** begin **

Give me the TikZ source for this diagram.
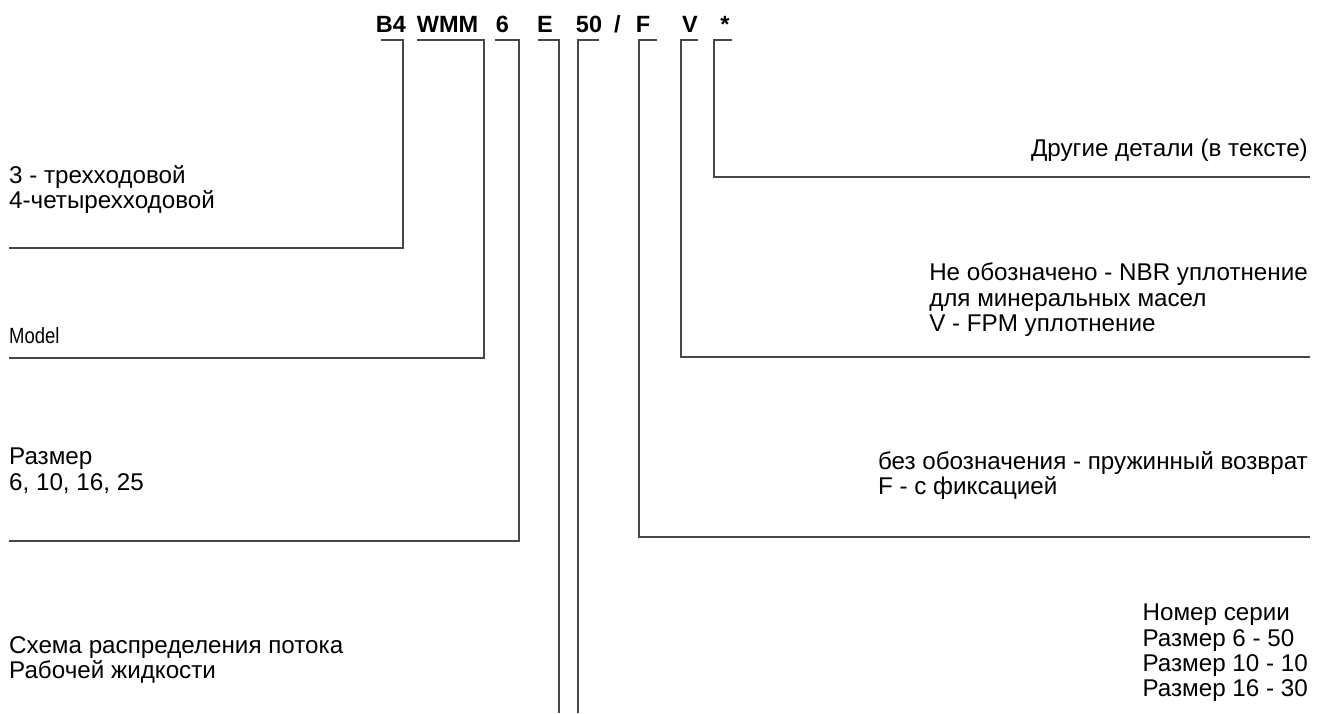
\documentclass[tikz,border=0pt]{standalone}
\usepackage{fontspec}
\setmainfont{Liberation Sans}
\newfontfamily\narrowsans[FakeStretch=0.84]{Liberation Sans}
\begin{document}
\begin{tikzpicture}[x=1pt,y=-1pt,
  lead/.style={line width=1.6pt,black!72},
  lbl/.style={inner sep=0pt,align=left,font=\fontsize{24.2}{25.3}\selectfont},
  code/.style={inner sep=0pt,anchor=base,font=\fontsize{23.5}{26}\selectfont\bfseries}]
  \useasboundingbox (0,0) rectangle (1317,713);
  % type code
  \foreach \n/\t/\x in {b4/B4/391,wmm/WMM/447.5,six/6/502.5,e/E/545,fifty/50/589,f/F/643,v/V/690,st/*/725}{
    \node[code] (\n) at (\x,32) {\t};}
  \node[code] (slash) at (617.5,32) {/};

  % leaders to the left
  \foreach \n/\xa/\xb/\yy in {b4/381/403/248,wmm/417/484/358,six/495/519/541}{
    \coordinate (\n-a) at (\xa,40); \coordinate (\n-b) at (\xb,\yy); \coordinate (\n-c) at (9,\yy);
    \draw[lead] (\n-a) -| (\n-b) -- (\n-c);}
  % leaders to the right
  \foreach \n/\xa/\xb/\yy in {f/657/639/537,v/698/681/357,st/732/714/177}{
    \coordinate (\n-a) at (\xa,40); \coordinate (\n-b) at (\xb,\yy); \coordinate (\n-c) at (1310,\yy);
    \draw[lead] (\n-a) -| (\n-b) -- (\n-c);}
  % leaders down
  \foreach \n/\xa/\xb in {e/538/559,fifty/599/578}{
    \coordinate (\n-a) at (\xa,40); \coordinate (\n-b) at (\xb,713);
    \draw[lead] (\n-a) -| (\n-b);}

  \node[lbl,anchor=north west] (ways) at (9,165) {3 - трехходовой\\4-четырехходовой};
  \node[lbl,anchor=north west,font=\narrowsans\fontsize{22}{24}\selectfont] (model) at (9,327) {Model};
  \node[lbl,anchor=north west] (size) at (9,448) {Размер\\6, 10, 16, 25};
  \node[lbl,anchor=north west] (flow) at (9,636) {Схема распределения потока\\Рабочей жидкости};
  \node[lbl,anchor=north east] (other) at (1308,139) {Другие детали (в тексте)};
  \node[lbl,anchor=north east] (seal) at (1308,263) {Не обозначено - NBR уплотнение\\для минеральных масел\\V - FPM уплотнение};
  \node[lbl,anchor=north east] (spring) at (1308,451) {без обозначения - пружинный возврат\\F - с фиксацией};
  \node[lbl,anchor=north east] (series) at (1308,604) {Номер серии\\Размер 6 - 50\\Размер 10 - 10\\Размер 16 - 30};
\end{tikzpicture}
\end{document}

** end **

Problem to work on: Pictures excluded, quote all the data above exactly.

Result:
Give me the TikZ source for this diagram.
\documentclass[tikz,border=0pt]{standalone}
\usepackage{fontspec}
\setmainfont{Liberation Sans}
\newfontfamily\narrowsans[FakeStretch=0.84]{Liberation Sans}
\begin{document}
\begin{tikzpicture}[x=1pt,y=-1pt,
  lead/.style={line width=1.6pt,black!72},
  lbl/.style={inner sep=0pt,align=left,font=\fontsize{24.2}{25.3}\selectfont},
  code/.style={inner sep=0pt,anchor=base,font=\fontsize{23.5}{26}\selectfont\bfseries}]
  \useasboundingbox (0,0) rectangle (1317,713);
  % type code
  \foreach \n/\t/\x in {b4/B4/391,wmm/WMM/447.5,six/6/502.5,e/E/545,fifty/50/589,f/F/643,v/V/690,st/*/725}{
    \node[code] (\n) at (\x,32) {\t};}
  \node[code] (slash) at (617.5,32) {/};

  % leaders to the left
  \foreach \n/\xa/\xb/\yy in {b4/381/403/248,wmm/417/484/358,six/495/519/541}{
    \coordinate (\n-a) at (\xa,40); \coordinate (\n-b) at (\xb,\yy); \coordinate (\n-c) at (9,\yy);
    \draw[lead] (\n-a) -| (\n-b) -- (\n-c);}
  % leaders to the right
  \foreach \n/\xa/\xb/\yy in {f/657/639/537,v/698/681/357,st/732/714/177}{
    \coordinate (\n-a) at (\xa,40); \coordinate (\n-b) at (\xb,\yy); \coordinate (\n-c) at (1310,\yy);
    \draw[lead] (\n-a) -| (\n-b) -- (\n-c);}
  % leaders down
  \foreach \n/\xa/\xb in {e/538/559,fifty/599/578}{
    \coordinate (\n-a) at (\xa,40); \coordinate (\n-b) at (\xb,713);
    \draw[lead] (\n-a) -| (\n-b);}

  \node[lbl,anchor=north west] (ways) at (9,165) {3 - трехходовой\\4-четырехходовой};
  \node[lbl,anchor=north west,font=\narrowsans\fontsize{22}{24}\selectfont] (model) at (9,327) {Model};
  \node[lbl,anchor=north west] (size) at (9,448) {Размер\\6, 10, 16, 25};
  \node[lbl,anchor=north west] (flow) at (9,636) {Схема распределения потока\\Рабочей жидкости};
  \node[lbl,anchor=north east] (other) at (1308,139) {Другие детали (в тексте)};
  \node[lbl,anchor=north east] (seal) at (1308,263) {Не обозначено - NBR уплотнение\\для минеральных масел\\V - FPM уплотнение};
  \node[lbl,anchor=north east] (spring) at (1308,451) {без обозначения - пружинный возврат\\F - с фиксацией};
  \node[lbl,anchor=north east] (series) at (1308,604) {Номер серии\\Размер 6 - 50\\Размер 10 - 10\\Размер 16 - 30};
\end{tikzpicture}
\end{document}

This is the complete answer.